Catenoid limits of singly periodic minimal surfaces with Scherk-type ends

TL;DR

This paper constructs and analyzes families of singly periodic minimal surfaces with Scherk-type ends, revealing their limits and the conditions for neck formation through solutions of algebraic equations.

Contribution

It introduces a method to generate minimal surfaces with prescribed topology and ends, connecting geometric limits to algebraic solutions of Stieltjes polynomials.

Findings

Families of minimal surfaces with prescribed genus and ends are constructed.

The surfaces converge to a multi-sheeted plane with nodes in the limit.

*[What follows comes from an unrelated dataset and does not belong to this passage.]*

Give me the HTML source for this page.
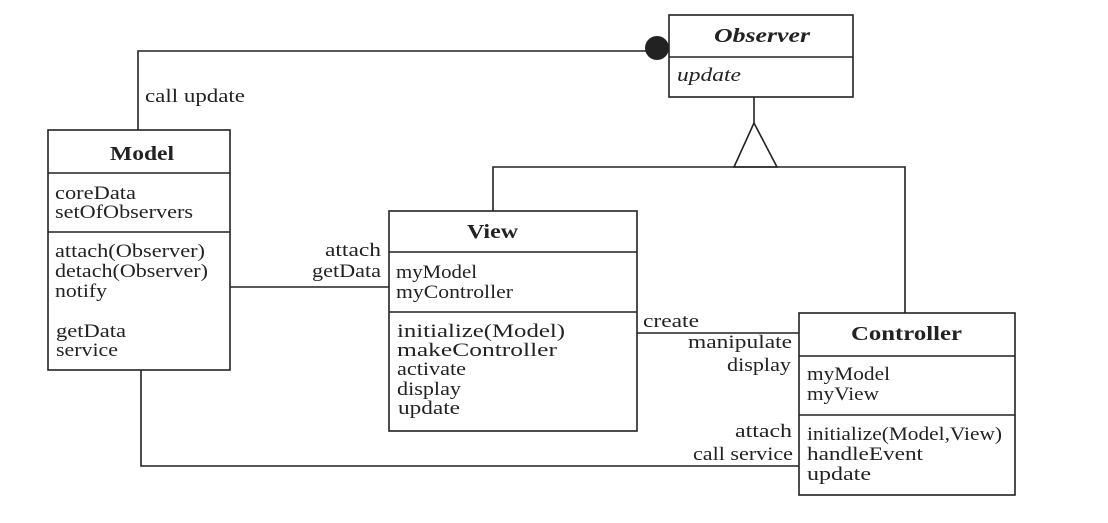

Balance equations for neck formation are solved using roots of Stieltjes polynomials.

Abstract

We construct families of embedded, singly periodic minimal surfaces of any genus $g$ in the quotient with any even number $2n>2$ of almost parallel Scherk ends. A surface in such a family looks like $n$ parallel planes connected by $n-1+g$ small catenoid necks. In the limit, the family converges to an $n$-sheeted vertical plane with $n-1+g$ singular points termed nodes in the quotient. For the nodes to open up into catenoid necks, their locations must satisfy a set of balance equations whose solutions are given by the roots of Stieltjes polynomials.